With the stage set by physics, Greene tackles the human experience. He integrates consciousness and free will within strict thermodynamic and neurological frameworks, directly challenging vitalism—the idea that life and mind are powered by a non-physical essence or "vital spark."

He presents consciousness not as a separate entity, but as a novel, emergent property of incredibly complex neural networks. Your experience of self and qualia (the subjective quality of experiences, like the redness of red) arises from the collective, patterned firing of neurons. Similarly, free will is examined not as a mystical break from causality, but as the experience of a brain—a decision-making system of immense complexity—processing internal and external data. Your choices feel free because you are not conscious of the myriad neural calculations underlying them. This perspective reframes profound human attributes as spectacular, but fully natural, phenomena arising from particles obeying physical law.

Creativity as an Antidote to Impermanence

If consciousness is a fleeting eddy in the cosmic flow, what of art, music, and story? Greene argues that creativity is humanity’s quintessential response to its own transience. The drive to create lasting meaning—through a symphony, a scientific theory, or a loving relationship—is a defiant and beautiful stand against the entropic tide.

This is where Greene’s argument pivots from description to prescription. Accepting cosmic impermanence does not diminish human endeavor; it can deepen human purpose. Knowing that all things end invests our finite moments with profound significance. Our projects, our bonds, and our search for understanding become more precious precisely because they are temporary. Creativity, in this light, is the process of imposing our own, temporary orders of meaning onto the universe, enriching the journey even as we all move toward the same ultimate destination.

Religion: Storytelling as Evolutionary Adaptation

In one of his most provocative analyses, Greene treats religion as an evolutionary adaptation. He suggests that the human capacity for storytelling, which underpins myth and religious narrative, was evolutionarily advantageous. Stories that provided coherent explanations for existential questions (Where did we come from? What happens after death?) and promoted cohesive, cooperative group behavior would have enhanced survival and reproductive success.
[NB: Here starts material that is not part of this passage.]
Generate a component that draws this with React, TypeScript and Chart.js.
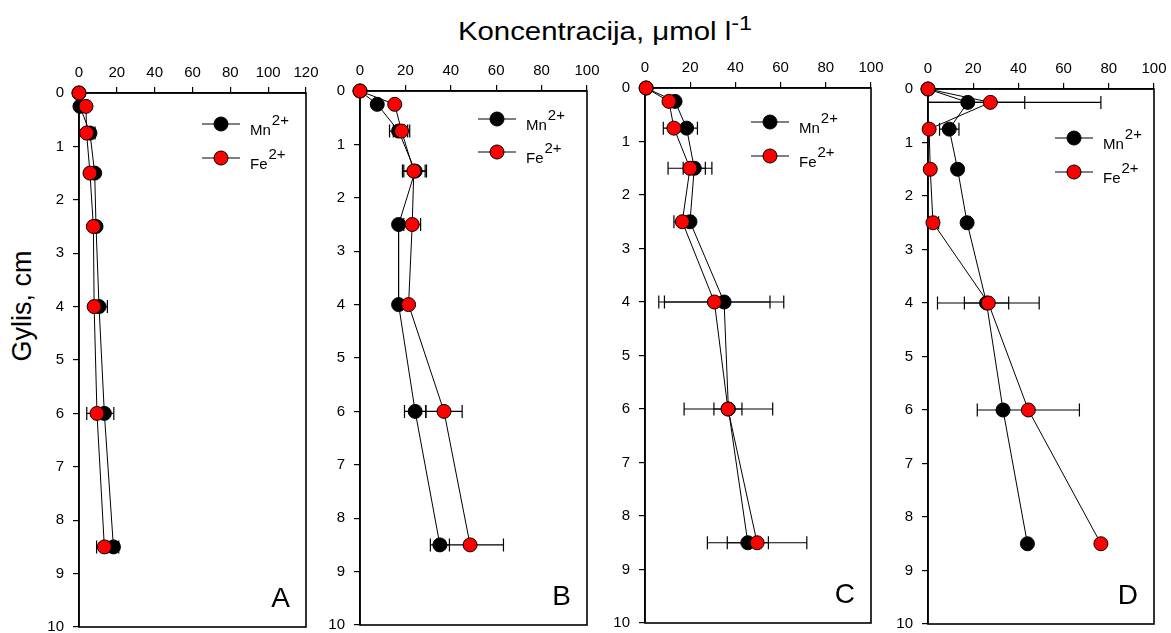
import React, { useEffect, useRef } from "react";
import { Chart, registerables } from "chart.js";
Chart.register(...registerables);

const FONT = "'Liberation Sans', Arial, sans-serif";

// depth (cm)
const depths = [0, 0.25, 0.75, 1.5, 2.5, 4, 6, 8.5];
const yTickStep = 1;
const xTickStep = 20;
const seriesLabels = ["Mn", "Fe"];
const seriesCharge = "2+";
const panelLetters = ["A", "B", "C", "D"];
const xMaxes = [120, 100, 100, 100];

// Panel A
const mnA = [0, 0.5, 5.8, 8.3, 9, 10.6, 13.4, 18.2];
const feA = [0, 3.7, 4, 5.8, 7.6, 8, 9.5, 13.4];
const mnErrA = [0, 0.5, 2.7, 1, 1, 4.4, 5, 2.8];
const feErrA = [0, 0.5, 1, 1, 1, 1, 5.4, 4.1];
// Panel B
const mnB = [0, 7.6, 17, 24.3, 17, 17, 24.3, 35.2];
const feB = [0, 15.3, 18.3, 23.7, 23, 21.4, 37, 48.5];
const mnErrB = [0, 1, 4, 5, 1, 1, 4.7, 4.2];
const feErrB = [0, 1, 3.6, 5, 3.7, 1, 8, 14.7];
// Panel C
const mnC = [0.5, 13.3, 18.4, 21.8, 19.9, 35, 36.9, 45.5];
const feC = [0.5, 10.6, 12.8, 19.9, 16.5, 30.7, 36.7, 49.6];
const mnErrC = [0, 1, 4.8, 4.9, 1.5, 26.4, 19.6, 9.1];
const feErrC = [0, 1, 4.7, 9.7, 3.7, 24.6, 6.2, 22];
// Panel D
const mnD = [0, 17.6, 9.4, 13.1, 17.3, 25.9, 33.2, 44];
const feD = [0, 27.6, 0.5, 1, 2.2, 26.7, 44.4, 76.5];
const mnErrD = [0, 25.2, 4.3, 1, 1, 9.8, 1, 0];
const feErrD = [0, 48.9, 0.5, 0.5, 2.5, 22.5, 22.6, 0];

const mnValues = [mnA, mnB, mnC, mnD];
const feValues = [feA, feB, feC, feD];
const mnErrors = [mnErrA, mnErrB, mnErrC, mnErrD];
const feErrors = [feErrA, feErrB, feErrC, feErrD];

// layout (pixel boxes of each plot area, legend offsets)
const plotBoxes = [
  { l: 79, t: 93, r: 306, b: 627 },
  { l: 360, t: 91, r: 587, b: 625 },
  { l: 645, t: 88, r: 871, b: 623 },
  { l: 928, t: 89, r: 1154, b: 624 },
];
const legendPos = [
  { dx: 104, dy: 31, gap: 34 },
  { dx: 109, dy: 28, gap: 33 },
  { dx: 120, dy: 34, gap: 34 },
  { dx: 99, dy: 49, gap: 34 },
];

const Y_W = 44;
const X_H = 34;
const PAD_R = 18;
const PAD_B = 12;

function Panel({ idx }: { idx: number }) {
  const ref = useRef<HTMLCanvasElement | null>(null);
  const box = plotBoxes[idx];
  const w = box.r - box.l + Y_W + PAD_R;
  const h = box.b - box.t + X_H + PAD_B;

  useEffect(() => {
    const canvas = ref.current;
    if (!canvas) return;
    const mn = mnValues[idx];
    const fe = feValues[idx];
    const errs = [mnErrors[idx], feErrors[idx]];
    const vals = [mn, fe];
    const lg = legendPos[idx];

    const decor = {
      id: "decor" + idx,
      beforeDatasetsDraw(chart: any) {
        const { ctx, chartArea } = chart;
        const xs = chart.scales.x;
        const ys = chart.scales.y;
        ctx.save();
        ctx.strokeStyle = "#000";
        ctx.lineWidth = 1.6;
        ctx.strokeRect(chartArea.left, chartArea.top, chartArea.right - chartArea.left, chartArea.bottom - chartArea.top);
        ctx.beginPath();
        ctx.rect(chartArea.left, chartArea.top - 20, chartArea.right - chartArea.left, chartArea.bottom - chartArea.top + 40);
        ctx.clip();
        ctx.lineWidth = 1.2;
        for (let s = 0; s < 2; s++) {
          for (let i = 0; i < depths.length; i++) {
            const e = errs[s][i];
            if (!e) continue;
            const y = ys.getPixelForValue(depths[i]);
            const x1 = xs.getPixelForValue(vals[s][i] - e);
            const x2 = xs.getPixelForValue(vals[s][i] + e);
            ctx.beginPath();
            ctx.moveTo(x1, y);
            ctx.lineTo(x2, y);
            ctx.moveTo(x1, y - 6.5);
            ctx.lineTo(x1, y + 6.5);
            ctx.moveTo(x2, y - 6.5);
            ctx.lineTo(x2, y + 6.5);
            ctx.stroke();
          }
        }
        ctx.restore();
      },
      afterDraw(chart: any) {
        const { ctx, chartArea } = chart;
        ctx.save();
        // legend
        const x0 = chartArea.right - lg.dx;
        for (let s = 0; s < 2; s++) {
          const y = chartArea.top + lg.dy + s * lg.gap;
          ctx.strokeStyle = "#000";
          ctx.lineWidth = 1;
          ctx.beginPath();
          ctx.moveTo(x0, y);
          ctx.lineTo(x0 + 38, y);
          ctx.stroke();
          ctx.beginPath();
          ctx.arc(x0 + 19, y, 7, 0, Math.PI * 2);
          ctx.fillStyle = s === 0 ? "#000" : "#ff0000";
          ctx.fill();
          ctx.stroke();
          ctx.fillStyle = "#000";
          ctx.font = `15px ${FONT}`;
          ctx.textAlign = "left";
          ctx.textBaseline = "alphabetic";
          const tx = x0 + 48;
          ctx.fillText(seriesLabels[s], tx, y + 11);
          const tw = ctx.measureText(seriesLabels[s]).width;
          ctx.fillText(seriesCharge, tx + tw + 1, y + 1);
        }
        // panel letter
        ctx.font = `28px ${FONT}`;
        ctx.textAlign = "right";
        ctx.fillStyle = "#000";
        ctx.fillText(panelLetters[idx], chartArea.right - 16, chartArea.bottom - 20);
        ctx.restore();
      },
    };

    const tickFont = { family: FONT, size: 15 };
    const chart = new Chart(canvas, {
      type: "scatter",
      data: {
        datasets: [
          {
            label: seriesLabels[1],
            data: depths.map((d, i) => ({ x: fe[i], y: d })),
            showLine: true,
            borderColor: "#000",
            borderWidth: 1,
            pointRadius: 7,
            pointBackgroundColor: "#ff0000",
            pointBorderColor: "#000",
            pointBorderWidth: 1,
            order: 0,
            clip: false as any,
          },
          {
            label: seriesLabels[0],
            data: depths.map((d, i) => ({ x: mn[i], y: d })),
            showLine: true,
            borderColor: "#000",
            borderWidth: 1,
            pointRadius: 7,
            pointBackgroundColor: "#000",
            pointBorderColor: "#000",
            pointBorderWidth: 1,
            order: 1,
            clip: false as any,
          },
        ],
      },
      options: {
        animation: false,
        responsive: false,
        maintainAspectRatio: false,
        events: [],
        layout: { padding: { left: 0, top: 0, right: PAD_R, bottom: PAD_B } },
        plugins: { legend: { display: false }, tooltip: { enabled: false } },
        scales: {
          x: {
            type: "linear",
            position: "top",
            min: 0,
            max: xMaxes[idx],
            ticks: { stepSize: xTickStep, font: tickFont, color: "#000", padding: 5 },
            grid: { drawOnChartArea: false, drawTicks: true, tickLength: 6, color: "#000", lineWidth: 1.2 },
            border: { display: true, color: "#000", width: 1.6 },
            afterFit: (s: any) => {
              s.height = X_H;
              s.paddingLeft = 0;
              s.paddingRight = 0;
            },
          },
          y: {
            type: "linear",
            position: "left",
            reverse: true,
            min: 0,
            max: 10,
            ticks: { stepSize: yTickStep, font: tickFont, color: "#000", padding: 9 },
            grid: { drawOnChartArea: false, drawTicks: true, tickLength: 6, color: "#000", lineWidth: 1.2 },
            border: { display: true, color: "#000", width: 1.6 },
            afterFit: (s: any) => {
              s.width = Y_W;
              s.paddingTop = 0;
              s.paddingBottom = 0;
            },
          },
        },
      } as any,
      plugins: [decor],
    });
    return () => chart.destroy();
  }, [idx]);

  return (
    <canvas
      ref={ref}
      width={w}
      height={h}
      style={{
        position: "absolute",
        left: box.l - Y_W,
        top: box.t - X_H,
        width: w,
        height: h,
      }}
    />
  );
}

export default function App() {
  return (
    <div
      style={{
        position: "absolute",
        left: 0,
        top: 0,
        width: 1171,
        height: 633,
        background: "#fff",
        overflow: "hidden",
        fontFamily: FONT,
      }}
    >
      <div
        style={{
          position: "absolute",
          left: 405,
          width: 400,
          top: 18,
          textAlign: "center",
          fontSize: 26,
          lineHeight: "26px",
          whiteSpace: "nowrap",
          color: "#000",
          transform: "scaleX(1.13)",
          transformOrigin: "50% 50%",
        }}
      >
        Koncentracija, μmol l<sup style={{ fontSize: "0.8em", verticalAlign: "0.5em", lineHeight: 0 }}>-1</sup>
      </div>
      <div
        style={{
          position: "absolute",
          left: 22 - 100,
          top: 306 - 13,
          width: 200,
          height: 26,
          lineHeight: "26px",
          textAlign: "center",
          fontSize: 27,
          transform: "rotate(-90deg)",
          transformOrigin: "50% 50%",
          whiteSpace: "nowrap",
          color: "#000",
        }}
      >
        Gylis, cm
      </div>
      {panelLetters.map((_, i) => (
        <Panel key={i} idx={i} />
      ))}
    </div>
  );
}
This is not a commentary on the truth value of any religion, but an exploration of its possible origins in cognitive and social evolution. Religion, from this perspective, is a profound natural manifestation of the same storytelling impulse that drives other forms of creativity. It represents an early and powerful attempt to find pattern, purpose, and community in a mysterious and often harsh world—an attempt that springs directly from the neurological architecture shaped by natural selection.

Critical Perspectives

While Greene’s synthesis is compelling, several points invite scrutiny. First, his physicalist account of consciousness, while dominant in neuroscience, does not fully resolve the "hard problem"—explaining why and how subjective experience arises from objective brain processes at all. Some philosophers and scientists find the explanatory gap here still too wide.

Second, the adaptationist view of religion, while insightful, can be seen as reductionist. It may understate the diversity of religious experience and its role in fostering abstract thought, ethics, and aesthetics beyond mere social cohesion. Other evolutionary perspectives suggest religion could be a byproduct of other cognitive adaptations, not a direct adaptation itself.

Finally, the leap from "the universe is physical and aimless" to "therefore we create our own meaning" is philosophically consequential but not logically necessary. Some might argue that acknowledging cosmic pointlessness can just as reasonably lead to existentialism or nihilism; Greene’s positive conclusion is a courageous choice, not an inevitable deduction from the premises.

Summary

  • The Second Law of Thermodynamics and increasing entropy define the universe’s trajectory from the Big Bang to an eventual heat death, making all complexity and life temporary phenomena.
  • Consciousness and free will are not supernatural but are emergent properties of complex neural systems, challenging vitalist explanations for life and mind.
  • Human creativity—in science, art, and love—is a profound response to impermanence, allowing us to forge meaning within a finite existence.
  • Religion can be analyzed through the lens of evolutionary adaptation, as a form of storytelling that promoted social cohesion and provided existential comfort.
  • The core takeaway is that accepting the impermanence of the cosmos and ourselves need not diminish human purpose; instead, it can heighten our appreciation for the fleeting beauty and significance of thought, connection, and creativity.